* DIRECTIONS:
Return the material exactly as supplied, apart from the pictures, which are omitted.

* DATASET SECTION:
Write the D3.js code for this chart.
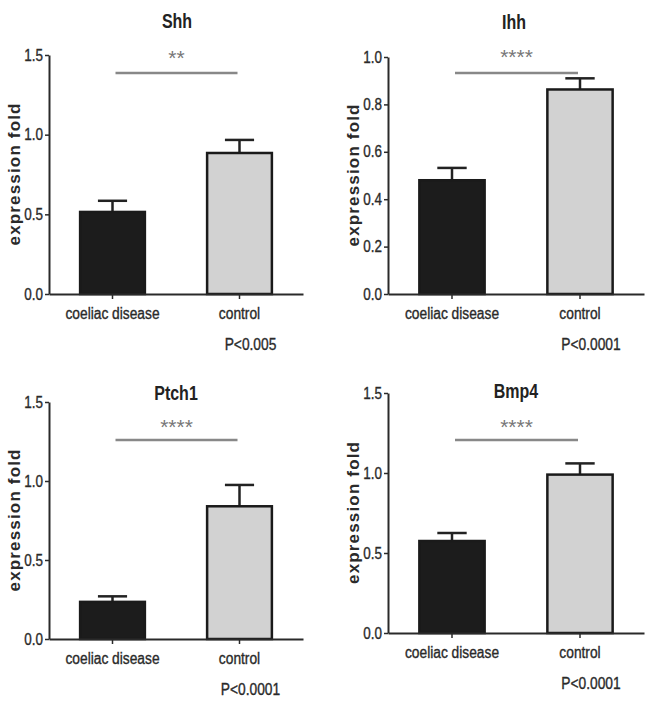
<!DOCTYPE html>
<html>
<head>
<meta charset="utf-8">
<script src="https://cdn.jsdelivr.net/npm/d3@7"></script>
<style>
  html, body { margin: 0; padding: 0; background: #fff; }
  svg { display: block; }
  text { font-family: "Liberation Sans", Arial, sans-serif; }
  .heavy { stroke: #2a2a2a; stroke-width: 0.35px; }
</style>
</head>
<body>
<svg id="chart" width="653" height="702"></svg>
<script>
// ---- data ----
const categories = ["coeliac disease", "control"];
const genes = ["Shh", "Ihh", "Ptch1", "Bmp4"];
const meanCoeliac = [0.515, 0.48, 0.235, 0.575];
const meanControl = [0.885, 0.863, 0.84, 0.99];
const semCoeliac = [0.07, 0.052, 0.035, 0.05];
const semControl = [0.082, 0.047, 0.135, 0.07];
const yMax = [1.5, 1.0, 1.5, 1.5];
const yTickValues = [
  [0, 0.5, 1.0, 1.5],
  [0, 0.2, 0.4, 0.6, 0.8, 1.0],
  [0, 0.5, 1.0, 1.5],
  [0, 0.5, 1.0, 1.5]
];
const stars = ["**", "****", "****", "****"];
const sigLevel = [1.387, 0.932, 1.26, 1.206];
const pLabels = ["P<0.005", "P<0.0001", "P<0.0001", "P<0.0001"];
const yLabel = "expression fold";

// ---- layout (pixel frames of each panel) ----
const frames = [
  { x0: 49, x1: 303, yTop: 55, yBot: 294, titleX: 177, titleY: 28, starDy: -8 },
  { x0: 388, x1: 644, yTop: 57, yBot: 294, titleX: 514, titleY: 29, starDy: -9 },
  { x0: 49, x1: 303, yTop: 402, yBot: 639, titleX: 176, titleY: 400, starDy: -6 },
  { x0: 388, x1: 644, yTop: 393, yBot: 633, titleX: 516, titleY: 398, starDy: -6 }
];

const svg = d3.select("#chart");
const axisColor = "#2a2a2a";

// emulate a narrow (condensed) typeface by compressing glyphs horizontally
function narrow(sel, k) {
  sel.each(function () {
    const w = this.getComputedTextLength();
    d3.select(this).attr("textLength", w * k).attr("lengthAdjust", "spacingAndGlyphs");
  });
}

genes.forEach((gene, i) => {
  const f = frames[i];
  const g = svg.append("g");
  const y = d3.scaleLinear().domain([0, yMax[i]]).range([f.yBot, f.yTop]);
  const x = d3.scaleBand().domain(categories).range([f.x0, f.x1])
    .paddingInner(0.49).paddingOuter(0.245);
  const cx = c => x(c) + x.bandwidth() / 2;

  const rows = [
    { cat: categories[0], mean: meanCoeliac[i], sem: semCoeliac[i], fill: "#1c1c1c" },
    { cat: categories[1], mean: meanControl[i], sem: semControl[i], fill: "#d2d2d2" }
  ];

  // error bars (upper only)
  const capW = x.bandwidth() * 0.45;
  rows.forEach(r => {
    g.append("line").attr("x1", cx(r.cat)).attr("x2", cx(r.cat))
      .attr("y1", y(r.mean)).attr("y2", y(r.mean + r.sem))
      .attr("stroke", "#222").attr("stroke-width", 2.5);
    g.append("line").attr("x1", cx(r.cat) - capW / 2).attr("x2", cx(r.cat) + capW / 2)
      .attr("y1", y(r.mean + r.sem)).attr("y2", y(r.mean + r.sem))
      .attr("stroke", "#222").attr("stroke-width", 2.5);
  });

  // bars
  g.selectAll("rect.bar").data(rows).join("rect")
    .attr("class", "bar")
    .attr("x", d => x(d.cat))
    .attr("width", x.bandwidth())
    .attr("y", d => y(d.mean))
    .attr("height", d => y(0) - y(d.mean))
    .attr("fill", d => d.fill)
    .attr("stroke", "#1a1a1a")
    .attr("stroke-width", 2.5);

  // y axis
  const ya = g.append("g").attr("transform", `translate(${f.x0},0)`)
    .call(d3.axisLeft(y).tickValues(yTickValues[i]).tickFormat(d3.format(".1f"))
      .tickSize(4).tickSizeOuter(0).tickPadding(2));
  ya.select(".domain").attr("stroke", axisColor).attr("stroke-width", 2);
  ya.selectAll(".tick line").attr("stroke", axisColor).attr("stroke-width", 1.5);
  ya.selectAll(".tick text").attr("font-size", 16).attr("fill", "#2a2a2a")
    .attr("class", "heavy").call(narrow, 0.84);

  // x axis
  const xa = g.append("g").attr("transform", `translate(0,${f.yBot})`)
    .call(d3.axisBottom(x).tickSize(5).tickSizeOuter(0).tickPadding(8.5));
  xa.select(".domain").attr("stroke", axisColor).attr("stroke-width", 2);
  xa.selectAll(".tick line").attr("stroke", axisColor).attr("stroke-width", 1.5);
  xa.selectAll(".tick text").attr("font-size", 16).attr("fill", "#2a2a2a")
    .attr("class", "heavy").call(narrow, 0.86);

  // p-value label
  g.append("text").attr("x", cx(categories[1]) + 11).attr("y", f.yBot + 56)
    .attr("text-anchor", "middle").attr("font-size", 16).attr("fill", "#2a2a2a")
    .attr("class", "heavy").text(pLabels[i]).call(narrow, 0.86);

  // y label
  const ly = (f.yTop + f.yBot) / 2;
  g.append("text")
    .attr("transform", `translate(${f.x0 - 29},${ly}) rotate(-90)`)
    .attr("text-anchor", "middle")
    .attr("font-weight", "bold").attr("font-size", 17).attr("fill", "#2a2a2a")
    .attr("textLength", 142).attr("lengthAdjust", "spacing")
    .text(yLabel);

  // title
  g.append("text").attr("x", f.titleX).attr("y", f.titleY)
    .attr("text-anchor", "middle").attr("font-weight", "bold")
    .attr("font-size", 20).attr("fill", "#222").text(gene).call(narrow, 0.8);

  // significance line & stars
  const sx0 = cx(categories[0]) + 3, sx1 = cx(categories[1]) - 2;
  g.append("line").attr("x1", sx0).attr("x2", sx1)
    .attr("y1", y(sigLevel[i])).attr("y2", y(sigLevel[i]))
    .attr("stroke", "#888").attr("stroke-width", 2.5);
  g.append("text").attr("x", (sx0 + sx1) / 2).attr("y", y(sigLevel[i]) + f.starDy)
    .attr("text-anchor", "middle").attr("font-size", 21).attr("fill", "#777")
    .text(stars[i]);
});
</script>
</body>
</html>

* FINAL RESULT:
Write the D3.js code for this chart.
<!DOCTYPE html>
<html>
<head>
<meta charset="utf-8">
<script src="https://cdn.jsdelivr.net/npm/d3@7"></script>
<style>
  html, body { margin: 0; padding: 0; background: #fff; }
  svg { display: block; }
  text { font-family: "Liberation Sans", Arial, sans-serif; }
  .heavy { stroke: #2a2a2a; stroke-width: 0.35px; }
</style>
</head>
<body>
<svg id="chart" width="653" height="702"></svg>
<script>
// ---- data ----
const categories = ["coeliac disease", "control"];
const genes = ["Shh", "Ihh", "Ptch1", "Bmp4"];
const meanCoeliac = [0.515, 0.48, 0.235, 0.575];
const meanControl = [0.885, 0.863, 0.84, 0.99];
const semCoeliac = [0.07, 0.052, 0.035, 0.05];
const semControl = [0.082, 0.047, 0.135, 0.07];
const yMax = [1.5, 1.0, 1.5, 1.5];
const yTickValues = [
  [0, 0.5, 1.0, 1.5],
  [0, 0.2, 0.4, 0.6, 0.8, 1.0],
  [0, 0.5, 1.0, 1.5],
  [0, 0.5, 1.0, 1.5]
];
const stars = ["**", "****", "****", "****"];
const sigLevel = [1.387, 0.932, 1.26, 1.206];
const pLabels = ["P<0.005", "P<0.0001", "P<0.0001", "P<0.0001"];
const yLabel = "expression fold";

// ---- layout (pixel frames of each panel) ----
const frames = [
  { x0: 49, x1: 303, yTop: 55, yBot: 294, titleX: 177, titleY: 28, starDy: -8 },
  { x0: 388, x1: 644, yTop: 57, yBot: 294, titleX: 514, titleY: 29, starDy: -9 },
  { x0: 49, x1: 303, yTop: 402, yBot: 639, titleX: 176, titleY: 400, starDy: -6 },
  { x0: 388, x1: 644, yTop: 393, yBot: 633, titleX: 516, titleY: 398, starDy: -6 }
];

const svg = d3.select("#chart");
const axisColor = "#2a2a2a";

// emulate a narrow (condensed) typeface by compressing glyphs horizontally
function narrow(sel, k) {
  sel.each(function () {
    const w = this.getComputedTextLength();
    d3.select(this).attr("textLength", w * k).attr("lengthAdjust", "spacingAndGlyphs");
  });
}

genes.forEach((gene, i) => {
  const f = frames[i];
  const g = svg.append("g");
  const y = d3.scaleLinear().domain([0, yMax[i]]).range([f.yBot, f.yTop]);
  const x = d3.scaleBand().domain(categories).range([f.x0, f.x1])
    .paddingInner(0.49).paddingOuter(0.245);
  const cx = c => x(c) + x.bandwidth() / 2;

  const rows = [
    { cat: categories[0], mean: meanCoeliac[i], sem: semCoeliac[i], fill: "#1c1c1c" },
    { cat: categories[1], mean: meanControl[i], sem: semControl[i], fill: "#d2d2d2" }
  ];

  // error bars (upper only)
  const capW = x.bandwidth() * 0.45;
  rows.forEach(r => {
    g.append("line").attr("x1", cx(r.cat)).attr("x2", cx(r.cat))
      .attr("y1", y(r.mean)).attr("y2", y(r.mean + r.sem))
      .attr("stroke", "#222").attr("stroke-width", 2.5);
    g.append("line").attr("x1", cx(r.cat) - capW / 2).attr("x2", cx(r.cat) + capW / 2)
      .attr("y1", y(r.mean + r.sem)).attr("y2", y(r.mean + r.sem))
      .attr("stroke", "#222").attr("stroke-width", 2.5);
  });

  // bars
  g.selectAll("rect.bar").data(rows).join("rect")
    .attr("class", "bar")
    .attr("x", d => x(d.cat))
    .attr("width", x.bandwidth())
    .attr("y", d => y(d.mean))
    .attr("height", d => y(0) - y(d.mean))
    .attr("fill", d => d.fill)
    .attr("stroke", "#1a1a1a")
    .attr("stroke-width", 2.5);

  // y axis
  const ya = g.append("g").attr("transform", `translate(${f.x0},0)`)
    .call(d3.axisLeft(y).tickValues(yTickValues[i]).tickFormat(d3.format(".1f"))
      .tickSize(4).tickSizeOuter(0).tickPadding(2));
  ya.select(".domain").attr("stroke", axisColor).attr("stroke-width", 2);
  ya.selectAll(".tick line").attr("stroke", axisColor).attr("stroke-width", 1.5);
  ya.selectAll(".tick text").attr("font-size", 16).attr("fill", "#2a2a2a")
    .attr("class", "heavy").call(narrow, 0.84);

  // x axis
  const xa = g.append("g").attr("transform", `translate(0,${f.yBot})`)
    .call(d3.axisBottom(x).tickSize(5).tickSizeOuter(0).tickPadding(8.5));
  xa.select(".domain").attr("stroke", axisColor).attr("stroke-width", 2);
  xa.selectAll(".tick line").attr("stroke", axisColor).attr("stroke-width", 1.5);
  xa.selectAll(".tick text").attr("font-size", 16).attr("fill", "#2a2a2a")
    .attr("class", "heavy").call(narrow, 0.86);

  // p-value label
  g.append("text").attr("x", cx(categories[1]) + 11).attr("y", f.yBot + 56)
    .attr("text-anchor", "middle").attr("font-size", 16).attr("fill", "#2a2a2a")
    .attr("class", "heavy").text(pLabels[i]).call(narrow, 0.86);

  // y label
  const ly = (f.yTop + f.yBot) / 2;
  g.append("text")
    .attr("transform", `translate(${f.x0 - 29},${ly}) rotate(-90)`)
    .attr("text-anchor", "middle")
    .attr("font-weight", "bold").attr("font-size", 17).attr("fill", "#2a2a2a")
    .attr("textLength", 142).attr("lengthAdjust", "spacing")
    .text(yLabel);

  // title
  g.append("text").attr("x", f.titleX).attr("y", f.titleY)
    .attr("text-anchor", "middle").attr("font-weight", "bold")
    .attr("font-size", 20).attr("fill", "#222").text(gene).call(narrow, 0.8);

  // significance line & stars
  const sx0 = cx(categories[0]) + 3, sx1 = cx(categories[1]) - 2;
  g.append("line").attr("x1", sx0).attr("x2", sx1)
    .attr("y1", y(sigLevel[i])).attr("y2", y(sigLevel[i]))
    .attr("stroke", "#888").attr("stroke-width", 2.5);
  g.append("text").attr("x", (sx0 + sx1) / 2).attr("y", y(sigLevel[i]) + f.starDy)
    .attr("text-anchor", "middle").attr("font-size", 21).attr("fill", "#777")
    .text(stars[i]);
});
</script>
</body>
</html>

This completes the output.